Aim of the exercise: Nothing outside the range is to be copied. From the entries below, reproduce exactly the lines starting at the one with "Give me the Altair source for this chart." and ending at the one with "import pandas as pd", without pictures.

(Entries with chart source code)

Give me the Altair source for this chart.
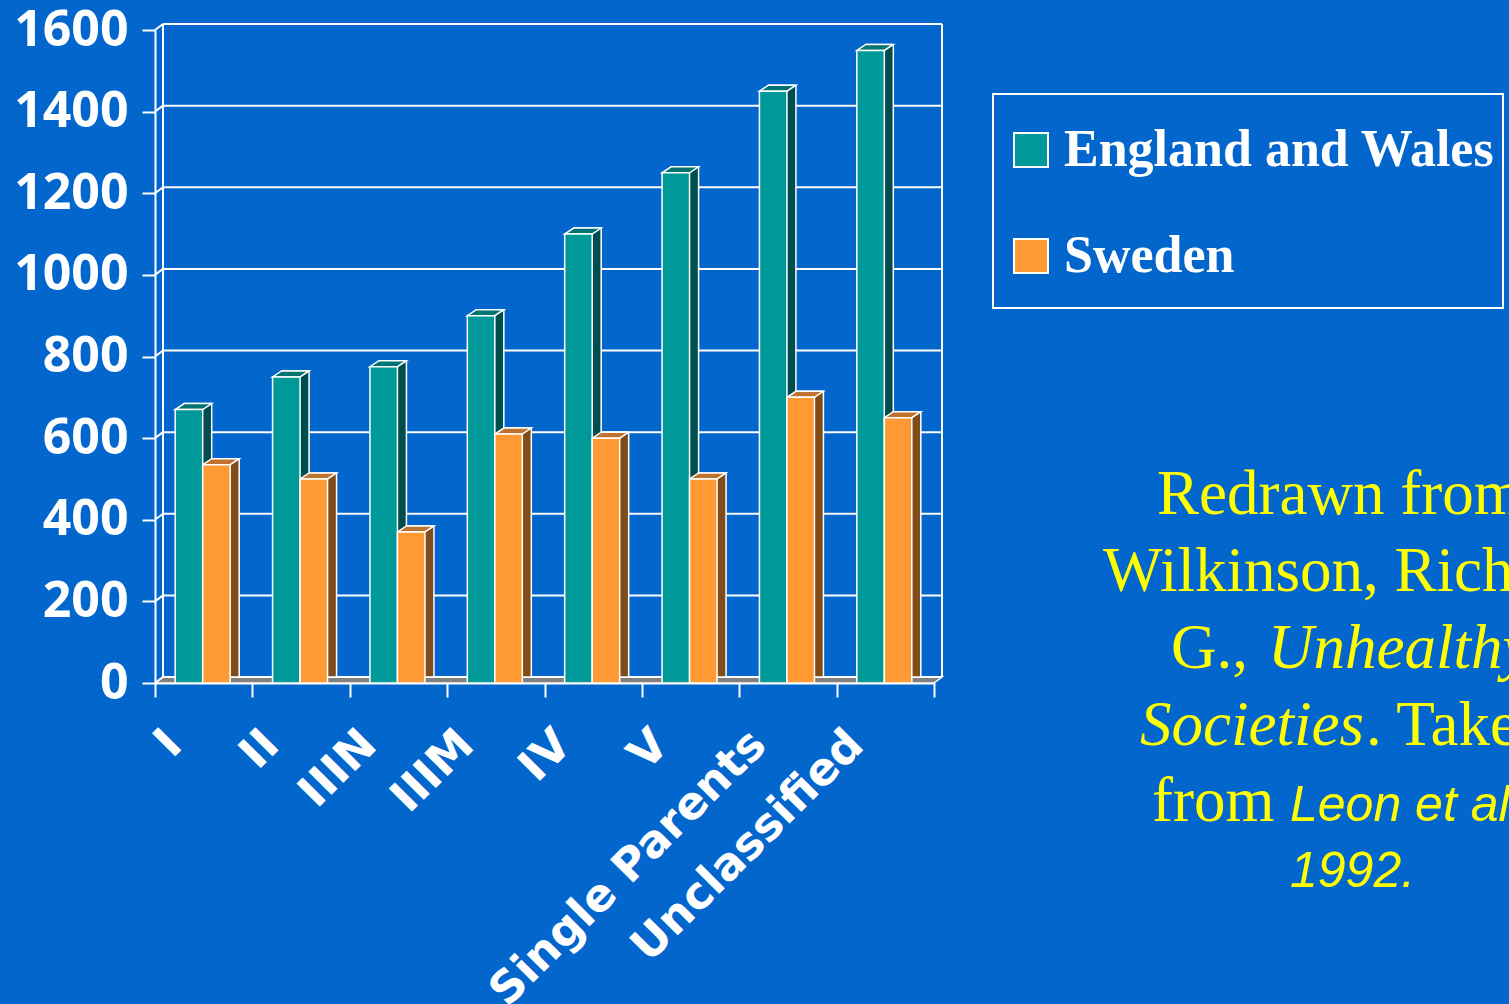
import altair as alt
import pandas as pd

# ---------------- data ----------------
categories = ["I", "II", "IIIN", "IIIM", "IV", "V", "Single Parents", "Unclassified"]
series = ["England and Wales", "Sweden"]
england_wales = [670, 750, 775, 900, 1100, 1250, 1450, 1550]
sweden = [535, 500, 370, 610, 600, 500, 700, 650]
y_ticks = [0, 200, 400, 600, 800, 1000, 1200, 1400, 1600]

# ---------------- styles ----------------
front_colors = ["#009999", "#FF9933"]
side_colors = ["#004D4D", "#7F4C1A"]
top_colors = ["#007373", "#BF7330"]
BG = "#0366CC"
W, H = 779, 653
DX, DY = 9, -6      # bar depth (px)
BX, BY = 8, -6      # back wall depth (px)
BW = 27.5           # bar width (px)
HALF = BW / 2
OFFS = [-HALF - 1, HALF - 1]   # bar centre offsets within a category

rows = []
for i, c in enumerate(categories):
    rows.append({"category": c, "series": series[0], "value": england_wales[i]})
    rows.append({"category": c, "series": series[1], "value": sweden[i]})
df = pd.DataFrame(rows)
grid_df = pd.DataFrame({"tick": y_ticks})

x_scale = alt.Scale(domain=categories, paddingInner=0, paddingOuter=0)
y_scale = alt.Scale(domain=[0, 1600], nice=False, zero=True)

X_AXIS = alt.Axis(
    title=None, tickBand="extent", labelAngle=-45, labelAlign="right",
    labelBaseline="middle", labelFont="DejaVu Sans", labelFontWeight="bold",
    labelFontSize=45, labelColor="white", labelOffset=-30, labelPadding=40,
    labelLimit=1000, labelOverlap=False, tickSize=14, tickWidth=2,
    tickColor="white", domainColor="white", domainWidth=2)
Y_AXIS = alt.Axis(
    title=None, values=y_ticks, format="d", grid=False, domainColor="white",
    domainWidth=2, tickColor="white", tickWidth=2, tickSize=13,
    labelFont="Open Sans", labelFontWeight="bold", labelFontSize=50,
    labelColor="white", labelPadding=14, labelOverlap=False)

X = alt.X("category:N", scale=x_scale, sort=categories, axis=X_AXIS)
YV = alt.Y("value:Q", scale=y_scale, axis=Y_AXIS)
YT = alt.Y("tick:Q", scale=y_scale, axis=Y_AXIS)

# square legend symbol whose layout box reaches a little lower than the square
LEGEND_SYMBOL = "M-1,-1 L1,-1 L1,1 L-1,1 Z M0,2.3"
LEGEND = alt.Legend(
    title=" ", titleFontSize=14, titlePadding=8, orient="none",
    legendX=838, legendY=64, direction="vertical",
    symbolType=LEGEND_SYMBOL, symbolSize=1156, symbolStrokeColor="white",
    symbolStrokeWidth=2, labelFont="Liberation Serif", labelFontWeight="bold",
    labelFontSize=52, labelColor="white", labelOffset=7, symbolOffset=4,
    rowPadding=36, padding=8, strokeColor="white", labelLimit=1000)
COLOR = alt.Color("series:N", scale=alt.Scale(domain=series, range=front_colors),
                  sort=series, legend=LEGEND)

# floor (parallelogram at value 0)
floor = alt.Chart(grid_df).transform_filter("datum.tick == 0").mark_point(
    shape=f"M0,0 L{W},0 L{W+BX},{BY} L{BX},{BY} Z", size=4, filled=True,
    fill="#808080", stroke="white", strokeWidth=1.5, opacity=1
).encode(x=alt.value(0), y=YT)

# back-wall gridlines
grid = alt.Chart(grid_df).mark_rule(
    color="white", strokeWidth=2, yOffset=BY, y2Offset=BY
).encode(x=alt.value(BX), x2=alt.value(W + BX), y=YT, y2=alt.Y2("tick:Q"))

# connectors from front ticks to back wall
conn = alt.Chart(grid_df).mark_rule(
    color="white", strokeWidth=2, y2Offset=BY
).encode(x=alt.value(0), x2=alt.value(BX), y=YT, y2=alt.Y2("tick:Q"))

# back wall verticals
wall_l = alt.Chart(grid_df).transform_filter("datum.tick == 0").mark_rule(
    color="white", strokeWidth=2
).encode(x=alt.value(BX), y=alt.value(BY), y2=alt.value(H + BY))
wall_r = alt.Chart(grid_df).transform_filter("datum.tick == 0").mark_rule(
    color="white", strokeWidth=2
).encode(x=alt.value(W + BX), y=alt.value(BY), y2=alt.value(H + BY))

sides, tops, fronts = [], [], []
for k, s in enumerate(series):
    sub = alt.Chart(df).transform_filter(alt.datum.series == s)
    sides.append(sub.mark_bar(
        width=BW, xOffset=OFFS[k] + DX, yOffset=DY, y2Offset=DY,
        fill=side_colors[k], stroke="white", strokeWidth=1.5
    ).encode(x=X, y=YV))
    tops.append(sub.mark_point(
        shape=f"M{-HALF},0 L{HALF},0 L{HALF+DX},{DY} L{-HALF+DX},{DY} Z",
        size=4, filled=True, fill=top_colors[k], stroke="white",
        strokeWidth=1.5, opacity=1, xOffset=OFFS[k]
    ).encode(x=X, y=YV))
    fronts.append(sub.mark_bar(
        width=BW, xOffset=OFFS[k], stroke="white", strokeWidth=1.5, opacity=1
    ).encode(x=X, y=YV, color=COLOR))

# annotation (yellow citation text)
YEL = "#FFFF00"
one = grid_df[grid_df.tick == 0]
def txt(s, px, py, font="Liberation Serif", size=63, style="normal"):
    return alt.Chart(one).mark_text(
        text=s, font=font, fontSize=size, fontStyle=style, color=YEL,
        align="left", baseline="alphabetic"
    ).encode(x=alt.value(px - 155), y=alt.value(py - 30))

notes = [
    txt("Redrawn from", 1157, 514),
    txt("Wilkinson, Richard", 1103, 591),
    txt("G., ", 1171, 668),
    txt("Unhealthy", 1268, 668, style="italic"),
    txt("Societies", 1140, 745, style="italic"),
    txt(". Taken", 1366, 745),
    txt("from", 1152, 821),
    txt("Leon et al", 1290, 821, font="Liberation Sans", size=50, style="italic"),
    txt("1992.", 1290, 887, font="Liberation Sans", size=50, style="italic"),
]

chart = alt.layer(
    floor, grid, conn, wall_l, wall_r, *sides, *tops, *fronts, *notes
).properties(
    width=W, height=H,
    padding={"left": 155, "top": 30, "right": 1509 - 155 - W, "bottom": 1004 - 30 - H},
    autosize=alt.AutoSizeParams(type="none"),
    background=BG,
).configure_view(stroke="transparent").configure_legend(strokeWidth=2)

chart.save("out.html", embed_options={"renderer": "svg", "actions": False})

...

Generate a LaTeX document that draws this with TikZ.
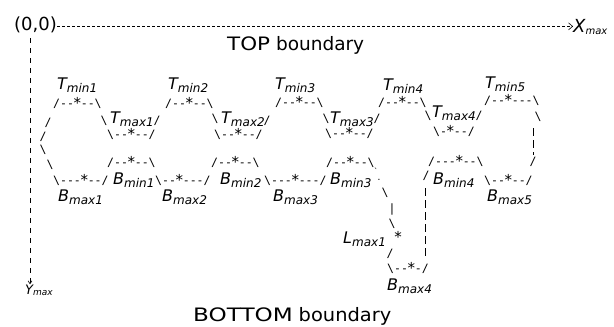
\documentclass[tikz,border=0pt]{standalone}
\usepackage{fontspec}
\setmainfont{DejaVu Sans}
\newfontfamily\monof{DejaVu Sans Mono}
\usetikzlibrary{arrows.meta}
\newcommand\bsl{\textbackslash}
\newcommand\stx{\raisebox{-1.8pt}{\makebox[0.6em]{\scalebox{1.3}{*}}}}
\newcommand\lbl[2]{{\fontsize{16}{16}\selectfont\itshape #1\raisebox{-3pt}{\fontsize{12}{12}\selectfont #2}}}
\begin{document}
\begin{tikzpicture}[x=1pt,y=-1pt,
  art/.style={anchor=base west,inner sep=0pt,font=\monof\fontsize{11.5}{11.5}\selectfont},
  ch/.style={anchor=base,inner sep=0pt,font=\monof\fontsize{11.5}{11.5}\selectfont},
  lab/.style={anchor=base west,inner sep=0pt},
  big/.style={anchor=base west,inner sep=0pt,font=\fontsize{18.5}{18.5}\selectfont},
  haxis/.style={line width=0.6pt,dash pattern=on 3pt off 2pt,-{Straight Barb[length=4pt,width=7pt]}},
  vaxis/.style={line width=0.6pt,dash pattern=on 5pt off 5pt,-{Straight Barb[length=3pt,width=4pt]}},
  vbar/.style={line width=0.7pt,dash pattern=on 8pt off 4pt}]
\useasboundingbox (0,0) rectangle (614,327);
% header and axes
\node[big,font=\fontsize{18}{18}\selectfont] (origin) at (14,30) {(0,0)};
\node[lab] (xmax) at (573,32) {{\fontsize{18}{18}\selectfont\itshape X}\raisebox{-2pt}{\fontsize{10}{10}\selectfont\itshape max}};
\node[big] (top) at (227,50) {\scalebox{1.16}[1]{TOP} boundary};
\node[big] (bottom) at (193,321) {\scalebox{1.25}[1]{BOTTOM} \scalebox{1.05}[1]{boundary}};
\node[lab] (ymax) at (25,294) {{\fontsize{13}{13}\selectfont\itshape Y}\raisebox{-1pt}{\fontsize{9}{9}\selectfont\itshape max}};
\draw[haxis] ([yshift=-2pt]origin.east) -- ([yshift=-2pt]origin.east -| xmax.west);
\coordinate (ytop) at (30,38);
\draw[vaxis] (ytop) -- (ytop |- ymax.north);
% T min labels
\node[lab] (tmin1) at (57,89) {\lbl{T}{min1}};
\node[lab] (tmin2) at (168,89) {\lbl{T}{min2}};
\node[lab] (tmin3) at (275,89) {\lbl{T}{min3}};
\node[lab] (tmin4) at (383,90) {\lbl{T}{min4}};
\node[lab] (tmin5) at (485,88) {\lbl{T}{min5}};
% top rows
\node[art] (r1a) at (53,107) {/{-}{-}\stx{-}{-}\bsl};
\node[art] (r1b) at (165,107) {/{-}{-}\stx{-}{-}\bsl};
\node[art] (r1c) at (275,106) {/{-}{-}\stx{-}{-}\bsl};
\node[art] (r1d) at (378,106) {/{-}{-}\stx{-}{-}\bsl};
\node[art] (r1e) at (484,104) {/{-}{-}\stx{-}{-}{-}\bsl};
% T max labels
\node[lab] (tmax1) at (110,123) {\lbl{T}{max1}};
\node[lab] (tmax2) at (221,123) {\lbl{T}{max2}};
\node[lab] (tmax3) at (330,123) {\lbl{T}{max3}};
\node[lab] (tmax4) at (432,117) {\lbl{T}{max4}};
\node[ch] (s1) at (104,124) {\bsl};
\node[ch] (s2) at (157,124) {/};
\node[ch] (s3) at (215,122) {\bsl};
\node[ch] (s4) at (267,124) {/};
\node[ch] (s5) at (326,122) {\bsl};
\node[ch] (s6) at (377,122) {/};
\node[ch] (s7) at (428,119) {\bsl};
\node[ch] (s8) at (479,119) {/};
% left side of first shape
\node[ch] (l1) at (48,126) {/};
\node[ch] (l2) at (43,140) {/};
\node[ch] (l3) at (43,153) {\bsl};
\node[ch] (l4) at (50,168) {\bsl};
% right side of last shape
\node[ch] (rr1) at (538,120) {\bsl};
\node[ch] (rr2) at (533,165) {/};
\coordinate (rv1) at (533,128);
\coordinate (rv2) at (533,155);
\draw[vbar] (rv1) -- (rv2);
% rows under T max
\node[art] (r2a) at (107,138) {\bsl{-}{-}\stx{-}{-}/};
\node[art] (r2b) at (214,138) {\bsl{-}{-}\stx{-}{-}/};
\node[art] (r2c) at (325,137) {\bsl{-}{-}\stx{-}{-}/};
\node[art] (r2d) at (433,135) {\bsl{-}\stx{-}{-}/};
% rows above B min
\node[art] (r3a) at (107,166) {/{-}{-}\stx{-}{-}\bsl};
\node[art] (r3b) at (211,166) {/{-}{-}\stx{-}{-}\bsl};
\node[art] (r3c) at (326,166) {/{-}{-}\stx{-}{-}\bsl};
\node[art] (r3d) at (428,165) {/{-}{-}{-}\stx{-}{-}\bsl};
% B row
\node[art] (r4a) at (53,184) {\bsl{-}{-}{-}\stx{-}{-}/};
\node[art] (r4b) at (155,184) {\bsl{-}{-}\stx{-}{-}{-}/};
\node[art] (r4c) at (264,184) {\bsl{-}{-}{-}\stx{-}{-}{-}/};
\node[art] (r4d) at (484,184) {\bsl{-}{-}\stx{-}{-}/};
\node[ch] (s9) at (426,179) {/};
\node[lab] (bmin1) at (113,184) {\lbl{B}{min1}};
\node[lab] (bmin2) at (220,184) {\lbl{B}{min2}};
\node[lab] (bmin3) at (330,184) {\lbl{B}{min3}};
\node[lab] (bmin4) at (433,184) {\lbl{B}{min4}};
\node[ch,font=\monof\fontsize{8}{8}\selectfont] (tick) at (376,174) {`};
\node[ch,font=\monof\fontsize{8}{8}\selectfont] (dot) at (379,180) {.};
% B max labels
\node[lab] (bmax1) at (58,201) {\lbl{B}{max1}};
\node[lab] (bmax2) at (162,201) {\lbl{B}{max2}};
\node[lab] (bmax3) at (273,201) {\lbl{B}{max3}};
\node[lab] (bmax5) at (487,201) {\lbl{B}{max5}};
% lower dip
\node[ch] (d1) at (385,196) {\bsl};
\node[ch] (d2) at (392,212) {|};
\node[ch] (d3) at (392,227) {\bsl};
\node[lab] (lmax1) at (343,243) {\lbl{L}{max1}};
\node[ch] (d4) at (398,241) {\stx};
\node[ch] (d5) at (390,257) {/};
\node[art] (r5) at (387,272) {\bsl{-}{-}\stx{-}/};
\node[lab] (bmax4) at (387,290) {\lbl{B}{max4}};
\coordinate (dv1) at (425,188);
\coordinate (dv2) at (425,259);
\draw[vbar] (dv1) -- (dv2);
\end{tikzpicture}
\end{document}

Solved exercise:
Give me the Altair source for this chart.
import altair as alt
import pandas as pd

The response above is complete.